▶ **REQUIREMENT**: From the entries below, reproduce exactly the line containing "Give me the Plotly source for this chart.", the line containing "import plotly.graph_objects as go", and every line in between, with nothing added.

--------

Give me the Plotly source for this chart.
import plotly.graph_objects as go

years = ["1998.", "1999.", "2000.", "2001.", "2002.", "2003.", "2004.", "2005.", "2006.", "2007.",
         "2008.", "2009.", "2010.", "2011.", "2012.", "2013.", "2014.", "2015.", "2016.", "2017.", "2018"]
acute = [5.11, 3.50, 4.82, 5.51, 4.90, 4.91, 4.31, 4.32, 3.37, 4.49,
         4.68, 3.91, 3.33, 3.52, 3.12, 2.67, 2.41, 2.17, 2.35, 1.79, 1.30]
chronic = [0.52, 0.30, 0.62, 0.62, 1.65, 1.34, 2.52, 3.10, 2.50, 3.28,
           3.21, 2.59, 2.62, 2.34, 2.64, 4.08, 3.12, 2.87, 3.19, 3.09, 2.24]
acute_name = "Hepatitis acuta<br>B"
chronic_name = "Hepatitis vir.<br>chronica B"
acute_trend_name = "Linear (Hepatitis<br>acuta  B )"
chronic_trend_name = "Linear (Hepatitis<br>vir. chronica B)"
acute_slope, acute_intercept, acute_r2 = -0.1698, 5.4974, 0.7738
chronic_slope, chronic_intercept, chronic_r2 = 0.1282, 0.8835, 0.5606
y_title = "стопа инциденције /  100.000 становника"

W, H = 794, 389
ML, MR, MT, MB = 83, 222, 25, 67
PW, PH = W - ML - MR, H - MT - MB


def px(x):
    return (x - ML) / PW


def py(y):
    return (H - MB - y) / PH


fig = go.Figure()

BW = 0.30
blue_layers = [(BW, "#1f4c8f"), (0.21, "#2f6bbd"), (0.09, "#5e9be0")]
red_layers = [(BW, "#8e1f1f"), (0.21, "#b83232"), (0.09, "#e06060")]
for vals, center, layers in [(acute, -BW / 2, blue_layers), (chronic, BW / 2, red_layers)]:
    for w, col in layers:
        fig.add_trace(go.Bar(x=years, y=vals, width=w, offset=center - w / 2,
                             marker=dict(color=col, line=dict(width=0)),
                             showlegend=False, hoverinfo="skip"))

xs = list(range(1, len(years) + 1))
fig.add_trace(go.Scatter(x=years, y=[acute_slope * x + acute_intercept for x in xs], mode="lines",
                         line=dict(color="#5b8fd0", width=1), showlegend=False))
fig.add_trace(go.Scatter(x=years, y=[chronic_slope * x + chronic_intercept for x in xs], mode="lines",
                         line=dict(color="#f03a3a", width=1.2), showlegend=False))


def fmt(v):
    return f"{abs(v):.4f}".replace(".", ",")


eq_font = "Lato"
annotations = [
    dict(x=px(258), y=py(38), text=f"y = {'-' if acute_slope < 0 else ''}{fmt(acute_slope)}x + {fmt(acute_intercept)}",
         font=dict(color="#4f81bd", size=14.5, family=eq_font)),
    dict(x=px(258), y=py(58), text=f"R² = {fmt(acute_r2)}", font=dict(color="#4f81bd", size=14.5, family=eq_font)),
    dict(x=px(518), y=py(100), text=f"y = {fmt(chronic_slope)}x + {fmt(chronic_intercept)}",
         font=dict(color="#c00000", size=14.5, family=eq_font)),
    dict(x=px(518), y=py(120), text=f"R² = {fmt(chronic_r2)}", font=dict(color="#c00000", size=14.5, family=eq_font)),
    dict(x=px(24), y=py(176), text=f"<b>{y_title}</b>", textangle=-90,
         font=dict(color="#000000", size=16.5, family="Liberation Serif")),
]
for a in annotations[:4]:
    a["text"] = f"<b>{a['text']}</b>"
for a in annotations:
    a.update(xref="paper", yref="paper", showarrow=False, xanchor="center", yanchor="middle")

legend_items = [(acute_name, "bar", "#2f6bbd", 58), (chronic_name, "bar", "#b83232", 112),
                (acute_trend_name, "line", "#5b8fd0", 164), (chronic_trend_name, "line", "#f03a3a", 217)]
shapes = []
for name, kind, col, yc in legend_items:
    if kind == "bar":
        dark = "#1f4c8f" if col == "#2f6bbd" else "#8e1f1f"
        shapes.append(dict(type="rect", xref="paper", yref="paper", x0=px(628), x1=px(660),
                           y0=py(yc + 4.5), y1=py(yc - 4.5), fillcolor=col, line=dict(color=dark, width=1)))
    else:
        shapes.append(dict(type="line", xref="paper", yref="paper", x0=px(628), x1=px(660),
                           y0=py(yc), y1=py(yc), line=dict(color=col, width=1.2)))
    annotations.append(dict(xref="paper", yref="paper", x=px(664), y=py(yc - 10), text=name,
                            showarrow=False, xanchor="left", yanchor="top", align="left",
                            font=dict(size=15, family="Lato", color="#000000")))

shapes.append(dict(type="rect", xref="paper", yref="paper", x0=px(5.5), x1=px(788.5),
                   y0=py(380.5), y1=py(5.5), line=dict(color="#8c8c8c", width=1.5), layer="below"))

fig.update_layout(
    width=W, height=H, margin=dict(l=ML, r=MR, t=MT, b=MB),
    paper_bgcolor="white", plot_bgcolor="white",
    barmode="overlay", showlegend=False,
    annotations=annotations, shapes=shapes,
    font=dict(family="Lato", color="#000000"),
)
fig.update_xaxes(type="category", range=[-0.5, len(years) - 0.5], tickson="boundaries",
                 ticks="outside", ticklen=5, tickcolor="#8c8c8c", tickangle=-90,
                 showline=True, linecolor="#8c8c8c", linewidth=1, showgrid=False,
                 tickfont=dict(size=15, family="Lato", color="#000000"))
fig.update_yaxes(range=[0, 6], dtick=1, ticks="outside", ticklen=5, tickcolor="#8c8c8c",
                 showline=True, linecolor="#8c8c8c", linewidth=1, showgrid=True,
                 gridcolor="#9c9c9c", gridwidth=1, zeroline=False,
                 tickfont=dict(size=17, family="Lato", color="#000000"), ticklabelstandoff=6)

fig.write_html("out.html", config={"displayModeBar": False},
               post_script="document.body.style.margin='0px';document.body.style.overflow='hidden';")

--------

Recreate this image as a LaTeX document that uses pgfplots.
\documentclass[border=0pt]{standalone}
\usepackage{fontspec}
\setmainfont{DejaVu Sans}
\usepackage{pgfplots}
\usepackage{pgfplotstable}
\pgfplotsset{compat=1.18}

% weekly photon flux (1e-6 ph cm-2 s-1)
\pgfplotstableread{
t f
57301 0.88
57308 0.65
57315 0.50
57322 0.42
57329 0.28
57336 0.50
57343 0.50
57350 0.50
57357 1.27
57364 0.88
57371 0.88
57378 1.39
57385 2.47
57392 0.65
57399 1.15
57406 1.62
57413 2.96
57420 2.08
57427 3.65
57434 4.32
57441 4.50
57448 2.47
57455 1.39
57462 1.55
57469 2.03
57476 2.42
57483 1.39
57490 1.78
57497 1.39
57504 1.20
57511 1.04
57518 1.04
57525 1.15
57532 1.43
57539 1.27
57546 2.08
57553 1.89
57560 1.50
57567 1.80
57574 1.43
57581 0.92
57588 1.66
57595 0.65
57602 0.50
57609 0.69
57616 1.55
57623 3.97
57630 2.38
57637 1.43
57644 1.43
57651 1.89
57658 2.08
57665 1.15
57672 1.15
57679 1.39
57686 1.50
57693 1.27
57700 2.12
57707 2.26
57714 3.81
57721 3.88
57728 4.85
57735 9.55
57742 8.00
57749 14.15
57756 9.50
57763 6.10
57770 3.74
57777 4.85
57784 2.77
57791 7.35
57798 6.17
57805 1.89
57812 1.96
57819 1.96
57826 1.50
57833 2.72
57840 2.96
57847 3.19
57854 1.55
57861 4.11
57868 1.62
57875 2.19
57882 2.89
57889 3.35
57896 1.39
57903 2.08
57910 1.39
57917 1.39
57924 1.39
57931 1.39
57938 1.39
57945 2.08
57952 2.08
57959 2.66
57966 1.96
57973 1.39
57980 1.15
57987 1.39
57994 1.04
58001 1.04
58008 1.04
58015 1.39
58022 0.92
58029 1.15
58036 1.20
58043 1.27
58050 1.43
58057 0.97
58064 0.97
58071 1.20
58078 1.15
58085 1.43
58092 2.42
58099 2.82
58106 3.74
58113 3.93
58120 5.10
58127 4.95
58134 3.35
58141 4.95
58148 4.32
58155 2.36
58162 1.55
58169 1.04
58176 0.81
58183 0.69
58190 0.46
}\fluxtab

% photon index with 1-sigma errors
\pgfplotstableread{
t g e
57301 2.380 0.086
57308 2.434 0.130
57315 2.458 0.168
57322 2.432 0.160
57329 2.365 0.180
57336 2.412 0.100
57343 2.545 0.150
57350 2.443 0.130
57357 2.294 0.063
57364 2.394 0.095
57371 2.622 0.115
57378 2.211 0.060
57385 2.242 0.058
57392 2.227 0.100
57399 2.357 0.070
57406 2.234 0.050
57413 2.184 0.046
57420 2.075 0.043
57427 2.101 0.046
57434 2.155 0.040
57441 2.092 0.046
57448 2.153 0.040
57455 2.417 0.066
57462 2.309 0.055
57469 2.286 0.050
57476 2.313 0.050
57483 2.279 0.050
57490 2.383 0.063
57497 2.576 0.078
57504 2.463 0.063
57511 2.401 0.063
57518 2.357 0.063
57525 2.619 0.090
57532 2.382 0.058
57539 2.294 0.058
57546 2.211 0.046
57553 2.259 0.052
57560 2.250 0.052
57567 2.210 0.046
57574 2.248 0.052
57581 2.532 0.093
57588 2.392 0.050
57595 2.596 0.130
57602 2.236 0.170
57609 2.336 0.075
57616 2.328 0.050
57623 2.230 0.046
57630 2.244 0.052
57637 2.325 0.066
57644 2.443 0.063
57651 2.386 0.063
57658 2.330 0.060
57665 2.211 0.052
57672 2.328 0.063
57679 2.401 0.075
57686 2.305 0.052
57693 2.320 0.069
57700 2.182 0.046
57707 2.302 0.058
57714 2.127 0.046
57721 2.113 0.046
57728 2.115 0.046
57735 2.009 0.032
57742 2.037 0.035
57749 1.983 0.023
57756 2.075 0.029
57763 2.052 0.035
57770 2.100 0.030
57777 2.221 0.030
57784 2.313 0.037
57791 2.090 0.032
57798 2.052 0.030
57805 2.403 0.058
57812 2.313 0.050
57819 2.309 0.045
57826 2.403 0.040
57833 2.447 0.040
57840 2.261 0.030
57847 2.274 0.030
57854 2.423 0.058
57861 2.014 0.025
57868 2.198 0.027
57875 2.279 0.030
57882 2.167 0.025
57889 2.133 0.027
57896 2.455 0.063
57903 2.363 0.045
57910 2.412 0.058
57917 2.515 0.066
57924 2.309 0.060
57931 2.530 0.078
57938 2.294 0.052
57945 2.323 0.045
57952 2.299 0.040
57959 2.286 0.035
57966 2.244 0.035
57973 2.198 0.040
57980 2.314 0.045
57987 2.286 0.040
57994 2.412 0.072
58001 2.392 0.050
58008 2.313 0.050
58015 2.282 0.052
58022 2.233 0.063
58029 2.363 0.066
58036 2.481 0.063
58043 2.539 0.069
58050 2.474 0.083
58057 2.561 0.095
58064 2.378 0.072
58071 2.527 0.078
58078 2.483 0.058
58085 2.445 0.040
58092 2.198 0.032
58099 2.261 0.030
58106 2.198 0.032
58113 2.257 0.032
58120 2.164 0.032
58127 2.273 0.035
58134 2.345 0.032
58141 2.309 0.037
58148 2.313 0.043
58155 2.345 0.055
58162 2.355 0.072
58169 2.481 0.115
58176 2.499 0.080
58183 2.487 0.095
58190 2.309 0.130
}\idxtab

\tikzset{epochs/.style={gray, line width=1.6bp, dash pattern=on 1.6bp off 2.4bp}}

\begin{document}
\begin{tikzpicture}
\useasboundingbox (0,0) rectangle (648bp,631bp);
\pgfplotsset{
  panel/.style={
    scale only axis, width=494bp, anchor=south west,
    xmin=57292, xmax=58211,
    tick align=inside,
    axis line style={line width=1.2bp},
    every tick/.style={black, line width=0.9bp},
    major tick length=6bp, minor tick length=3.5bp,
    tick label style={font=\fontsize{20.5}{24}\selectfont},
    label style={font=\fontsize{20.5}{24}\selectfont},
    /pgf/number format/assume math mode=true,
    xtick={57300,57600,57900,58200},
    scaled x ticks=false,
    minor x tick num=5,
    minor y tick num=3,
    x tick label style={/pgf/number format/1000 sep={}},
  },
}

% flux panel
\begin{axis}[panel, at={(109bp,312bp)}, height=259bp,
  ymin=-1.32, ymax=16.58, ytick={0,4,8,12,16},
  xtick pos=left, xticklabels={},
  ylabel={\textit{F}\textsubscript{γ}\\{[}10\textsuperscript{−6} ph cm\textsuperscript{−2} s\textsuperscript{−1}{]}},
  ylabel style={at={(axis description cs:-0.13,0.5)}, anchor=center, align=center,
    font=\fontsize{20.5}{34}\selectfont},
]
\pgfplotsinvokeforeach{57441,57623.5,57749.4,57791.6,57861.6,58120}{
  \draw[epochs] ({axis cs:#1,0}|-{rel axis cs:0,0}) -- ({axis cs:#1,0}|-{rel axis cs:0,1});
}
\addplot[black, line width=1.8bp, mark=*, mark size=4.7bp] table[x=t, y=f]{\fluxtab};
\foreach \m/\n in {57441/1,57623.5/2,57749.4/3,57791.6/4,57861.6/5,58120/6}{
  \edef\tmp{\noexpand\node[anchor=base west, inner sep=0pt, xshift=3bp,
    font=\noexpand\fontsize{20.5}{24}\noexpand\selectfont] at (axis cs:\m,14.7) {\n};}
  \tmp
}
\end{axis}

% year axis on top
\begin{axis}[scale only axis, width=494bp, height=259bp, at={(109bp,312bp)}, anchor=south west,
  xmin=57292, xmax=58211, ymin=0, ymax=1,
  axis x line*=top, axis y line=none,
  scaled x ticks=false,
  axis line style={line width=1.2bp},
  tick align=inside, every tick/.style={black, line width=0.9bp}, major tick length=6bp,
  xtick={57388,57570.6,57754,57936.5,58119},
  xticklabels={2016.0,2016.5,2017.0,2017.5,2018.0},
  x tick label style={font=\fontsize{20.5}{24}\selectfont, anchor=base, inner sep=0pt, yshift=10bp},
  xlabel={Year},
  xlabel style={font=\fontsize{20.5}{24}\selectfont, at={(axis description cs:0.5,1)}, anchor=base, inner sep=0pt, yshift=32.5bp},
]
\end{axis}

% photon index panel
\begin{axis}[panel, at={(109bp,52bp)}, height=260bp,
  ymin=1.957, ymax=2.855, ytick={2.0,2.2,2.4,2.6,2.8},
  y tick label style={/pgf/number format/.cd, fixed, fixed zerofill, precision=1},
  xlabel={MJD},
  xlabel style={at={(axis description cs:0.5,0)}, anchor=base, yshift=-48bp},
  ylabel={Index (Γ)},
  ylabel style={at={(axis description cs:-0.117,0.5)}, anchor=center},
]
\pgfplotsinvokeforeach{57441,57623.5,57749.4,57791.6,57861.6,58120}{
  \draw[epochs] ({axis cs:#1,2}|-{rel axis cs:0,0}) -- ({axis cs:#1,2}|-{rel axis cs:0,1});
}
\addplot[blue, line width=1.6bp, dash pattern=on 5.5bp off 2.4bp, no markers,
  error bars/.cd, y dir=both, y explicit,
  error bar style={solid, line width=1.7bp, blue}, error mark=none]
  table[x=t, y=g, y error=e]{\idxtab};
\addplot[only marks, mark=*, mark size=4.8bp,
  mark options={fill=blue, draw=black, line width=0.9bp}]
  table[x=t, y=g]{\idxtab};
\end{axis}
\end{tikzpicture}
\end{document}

--------

▶ **SOLUTION TO THIS TASK**:
Give me the Plotly source for this chart.
import plotly.graph_objects as go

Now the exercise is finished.